**Task prompt**
Select, from the data, each line where "diagram" occurs.

Figure scripts
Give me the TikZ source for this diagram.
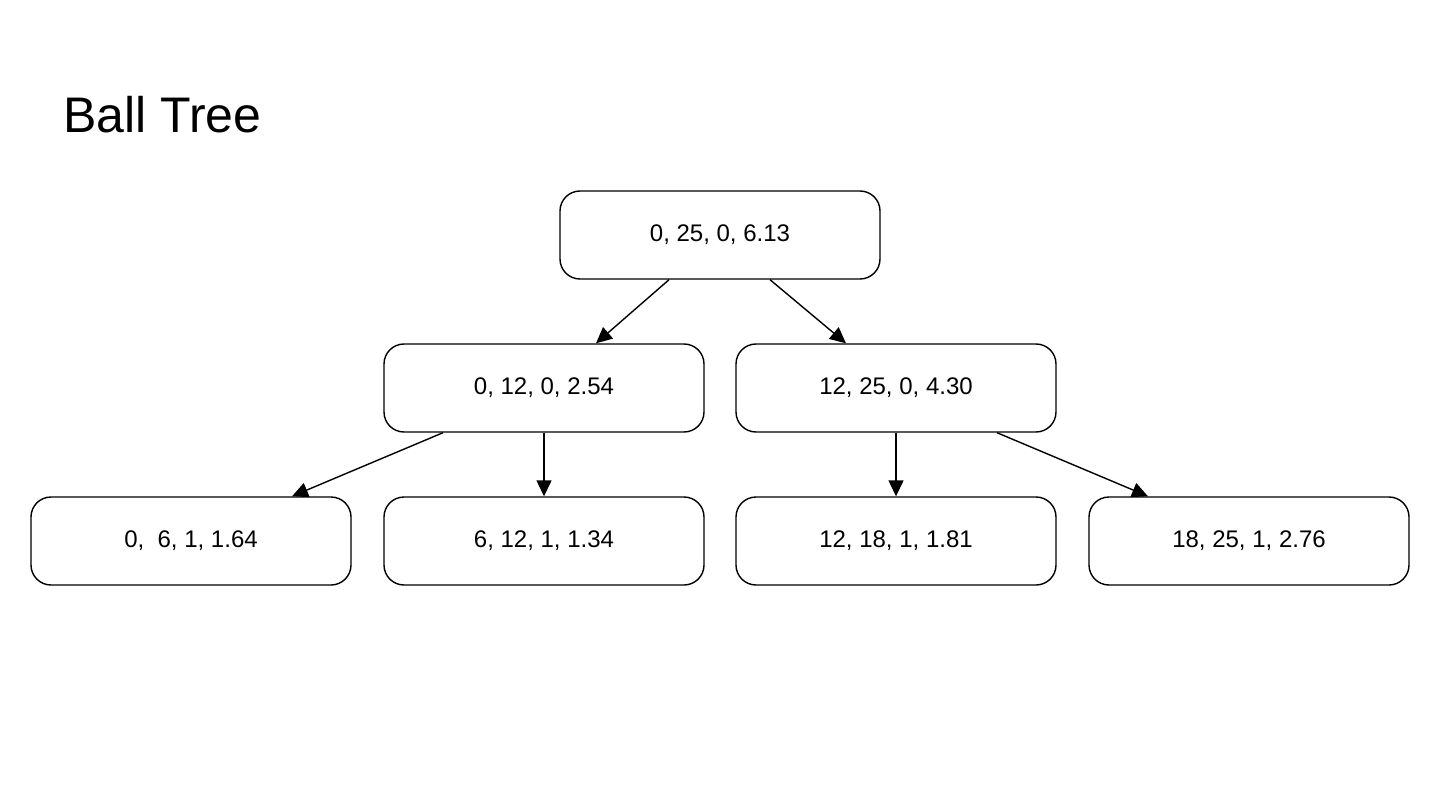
\documentclass[tikz,border=0pt]{standalone}
\usepackage{fontspec}
\setmainfont{Liberation Sans}
\usetikzlibrary{arrows.meta}
\tikzset{
  box/.style={draw=black, line width=1.4pt, rounded corners=20pt, minimum width=320pt, minimum height=88pt, inner sep=0pt, font=\fontsize{24}{28}\selectfont, fill=white},
  conn/.style={line width=1.4pt, -{Triangle[length=16pt,width=15pt]}},
}
\begin{document}
\begin{tikzpicture}[x=1pt,y=-1pt]
\useasboundingbox[fill=white] (0,0) rectangle (1440,810);
\node[anchor=base west, inner sep=0pt, font=\fontsize{50}{58}\selectfont] (title) at (63,133) {Ball Tree};
\node[box] (root) at (720,235) {0, 25, 0, 6.13};
\node[box] (m1) at (544,388) {0, 12, 0, 2.54};
\node[box] (m2) at (896,388) {12, 25, 0, 4.30};
\node[box] (b1) at (191,541) {0,\ \ 6, 1, 1.64};
\node[box] (b2) at (544,541) {6, 12, 1, 1.34};
\node[box] (b3) at (896,541) {12, 18, 1, 1.81};
\node[box] (b4) at (1249,541) {18, 25, 1, 2.76};
\draw[conn] ([xshift=-51pt]root.south) -- ([xshift=52pt]m1.north);
\draw[conn] ([xshift=50pt]root.south) -- ([xshift=-50pt]m2.north);
\draw[conn] ([xshift=-101pt]m1.south) -- ([xshift=101pt]b1.north);
\draw[conn] (m1.south) -- (b2.north);
\draw[conn] (m2.south) -- (b3.north);
\draw[conn] ([xshift=101pt]m2.south) -- ([xshift=-101pt]b4.north);
\end{tikzpicture}
\end{document}
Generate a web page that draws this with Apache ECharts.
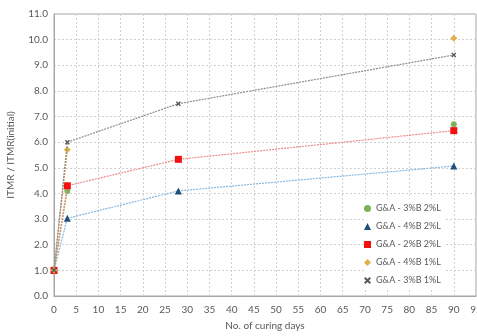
<!DOCTYPE html>
<html><head><meta charset="utf-8">
<script src="https://cdn.jsdelivr.net/npm/echarts@6/dist/echarts.min.js"></script>
<style>html,body{margin:0;padding:0;background:#fff}#c{width:477px;height:336px}</style>
</head><body><div id="c"></div>
<script>
const days = [0, 3, 28, 90];
const seriesNames = ['G&A - 3%B 2%L', 'G&A - 4%B 2%L', 'G&A - 2%B 2%L', 'G&A - 4%B 1%L', 'G&A - 3%B 1%L'];
const ga3b2l = [1.0, 4.1, null, 6.7];
const ga4b2l = [1.0, 3.03, 4.1, 5.07];
const ga2b2l = [1.0, 4.3, 5.33, 6.45];
const ga4b1l = [1.0, 5.7, null, 10.05];
const ga3b1l = [1.0, 6.0, 7.5, 9.4];
const xTicks = {min: 0, max: 95, interval: 5};
const yTicks = {min: 0, max: 11, interval: 1};

const xPath = 'path://M2,0L5,3L8,0L10,2L7,5L10,8L8,10L5,7L2,10L0,8L3,5L0,2Z';
const styles = [
  {sym: 'circle', size: 6, mk: '#7DB356', ln: '#8DBE6A'},
  {sym: 'triangle', size: 7, mk: '#1F4E79', ln: '#86B7E0'},
  {sym: 'rect', size: 7, mk: '#F01010', ln: '#EE8A8A'},
  {sym: 'diamond', size: 7, mk: '#E2B04A', ln: '#D4A23A'},
  {sym: xPath, size: 5, mk: '#595959', ln: '#8C8C8C'}
];
const values = [ga3b2l, ga4b2l, ga2b2l, ga4b1l, ga3b1l];
const font = 'Lato, "Open Sans", sans-serif';

const series = values.map((arr, k) => ({
  name: seriesNames[k],
  type: 'line',
  data: days.map((d, i) => [d, arr[i] === null ? '-' : arr[i]]),
  symbol: styles[k].sym,
  symbolSize: styles[k].size,
  showAllSymbol: true,
  connectNulls: false,
  itemStyle: {color: styles[k].mk},
  lineStyle: {color: styles[k].ln, width: 1.2, type: [2, 1]},
  z: 2 + k
}));

const chart = echarts.init(document.getElementById('c'), null, {renderer: 'canvas'});
chart.setOption({
  animation: false,
  backgroundColor: '#fff',
  textStyle: {fontFamily: font},
  grid: {left: 54, right: 1, top: 14, bottom: 40, show: true, borderColor: '#a6a6a6', borderWidth: 1,
         containLabel: false, outerBoundsMode: 'none'},
  legend: {
    orient: 'vertical', left: 364, top: 199,
    itemWidth: 7, itemHeight: 7, itemGap: 7, itemTextGap: 3,
    backgroundColor: '#fff', padding: [4, 5, 4, 0],
    textStyle: {color: '#595959', fontSize: 9, lineHeight: 11, fontFamily: font},
    data: seriesNames.map((n, k) => ({name: n, icon: styles[k].sym}))
  },
  xAxis: {
    type: 'value', min: xTicks.min, max: xTicks.max, interval: xTicks.interval,
    name: 'No. of curing days', nameLocation: 'middle', nameGap: 25,
    nameTextStyle: {color: '#595959', fontSize: 10, fontFamily: font},
    axisLine: {show: true, lineStyle: {color: '#a6a6a6'}},
    axisTick: {show: false},
    axisLabel: {color: '#595959', fontSize: 10, margin: 9, showMaxLabel: true, hideOverlap: false},
    splitLine: {show: true, lineStyle: {color: '#d0d0d0', type: [2, 2]}}
  },
  yAxis: {
    type: 'value', min: yTicks.min, max: yTicks.max, interval: yTicks.interval,
    name: 'ITMR / ITMR(initial)', nameLocation: 'middle', nameGap: 38,
    nameTextStyle: {color: '#595959', fontSize: 10, fontFamily: font},
    axisLine: {show: true, lineStyle: {color: '#a6a6a6'}},
    axisTick: {show: false},
    axisLabel: {color: '#595959', fontSize: 10, margin: 6, formatter: v => v.toFixed(1)},
    splitLine: {show: true, lineStyle: {color: '#d0d0d0', type: [2, 2]}}
  },
  series: series
});
</script></body></html>
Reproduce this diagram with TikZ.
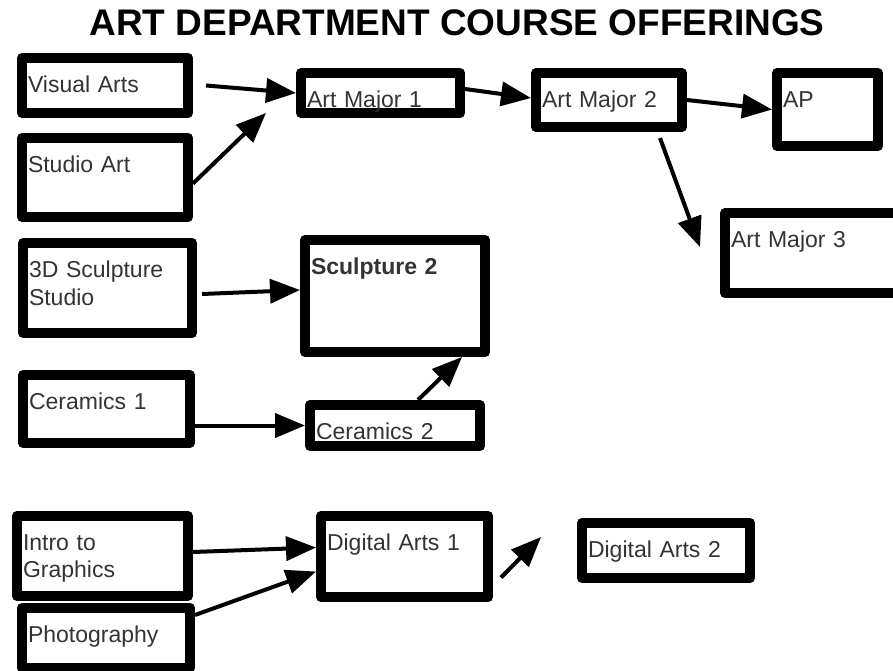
\documentclass[tikz,border=0pt]{standalone}
\usepackage{fontspec}
\setmainfont{Liberation Sans}
\usetikzlibrary{arrows.meta}
\definecolor{coursetext}{HTML}{333333}
\tikzset{>={Triangle[length=30pt,width=24pt]}}
\tikzset{course/.style={draw, line width=10pt, line join=round, anchor=north west, inner sep=0pt, inner xsep=6pt, text height=34pt, align=left, text=coursetext, font=\fontsize{23}{28}\selectfont}}
\tikzset{link/.style={->, line width=4pt}}

\begin{document}
\begin{tikzpicture}[x=1pt, y=-1pt]
            \clip (0, 0) rectangle (893, 670);
            \node[font=\fontsize{37}{42}\selectfont\bfseries, anchor=base] (title) at (457, 35) {ART DEPARTMENT COURSE OFFERINGS};
            \node[course, text width=154pt, text depth=21pt] (visual) at (17, 53) {Visual Arts};
            \node[course, text width=154pt, text depth=45pt] (studio) at (17, 133) {Studio Art};
            \node[course, text width=147pt, text depth=6pt] (major1) at (296, 68) {Art Major 1};
            \node[course, text width=134pt, text depth=20pt] (major2) at (531, 68) {Art Major 2};
            \node[course, text width=89pt, text depth=39pt] (ap) at (772, 68) {AP};
            \node[course, text width=178pt, text depth=46pt] (major3) at (720, 208) {Art Major 3};
            \node[course, text width=157pt, text depth=56pt] (sculpt3d) at (18, 238) {3D Sculpture\\Studio};
            \node[course, text width=168pt, text depth=78pt, font=\fontsize{23}{28}\selectfont\bfseries] (sculpt2) at (300, 235) {Sculpture 2};
            \node[course, text width=155pt, text depth=34pt] (ceramics1) at (18, 370) {Ceramics 1};
            \node[course, text width=158pt, text depth=7pt] (ceramics2) at (305, 400) {Ceramics 2};
            \node[course, text width=159pt, text depth=46pt, font=\fontsize{23}{27}\selectfont] (intro) at (12, 511) {Intro to\\Graphics};
            \node[course, text width=156pt, text depth=26pt] (photo) at (17, 603) {Photography};
            \node[course, text width=155pt, text depth=47pt] (digital1) at (316, 511) {Digital Arts 1};
            \node[course, text width=156pt, text depth=21pt] (digital2) at (577, 518) {Digital Arts 2};
            \coordinate (major1in) at (266, 113);
            \coordinate (major3in) at (700, 247);
            \coordinate (sculpt2in) at (462, 357);
            \coordinate (digital2in) at (541, 537);
            \draw[link] ([xshift=13pt]visual.east) -- (major1.west);
            \draw[link] ([yshift=-6pt]studio.east) -- (major1in);
            \draw[link] ([yshift=4pt]major1.east) -- ([yshift=2pt]major2.west);
            \draw[link] (major2.east) -- (ap.west);
            \draw[link] ([xshift=51pt, yshift=-6pt]major2.south) -- (major3in);
            \draw[link] ([xshift=5pt, yshift=-6pt]sculpt3d.east) -- ([yshift=6pt]sculpt2.west);
            \draw[link] (ceramics1.east |- ceramics2.west) -- (ceramics2.west);
            \draw[link] ([xshift=23pt]ceramics2.north) -- (sculpt2in);
            \draw[link] ([yshift=4pt]intro.east) -- ([yshift=9pt]digital1.west);
            \draw[link] ([yshift=23pt]photo.east) -- ([yshift=-15pt]digital1.west);
            \draw[link] ([xshift=8pt, yshift=-21pt]digital1.east) -- (digital2in);
        \end{tikzpicture}
\end{document}
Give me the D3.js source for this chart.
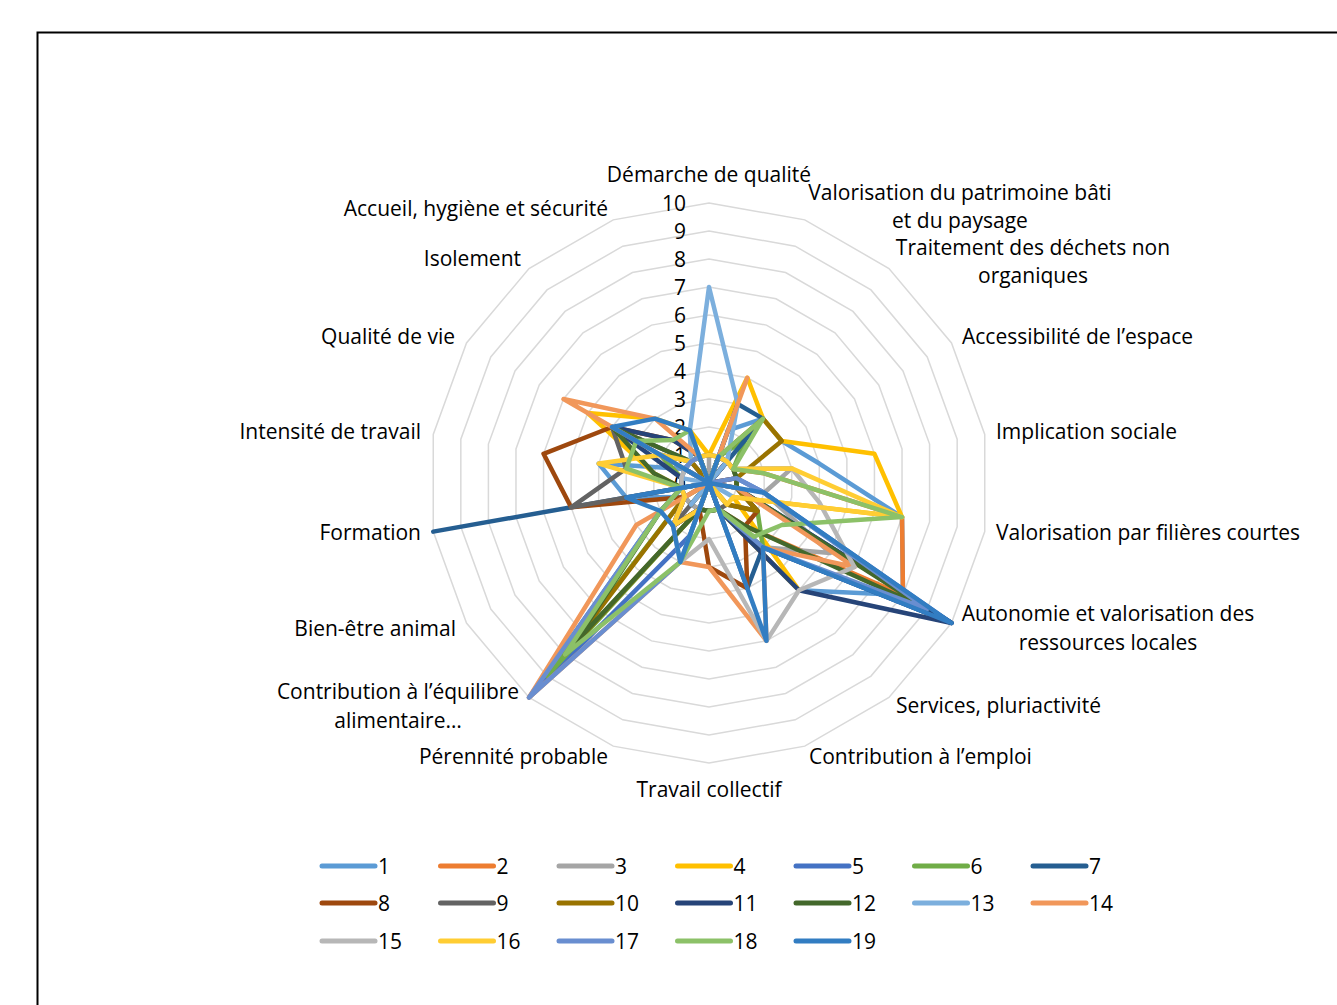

**Answer to the exercise**
Give me the TikZ source for this diagram.
Reproduce this diagram with TikZ.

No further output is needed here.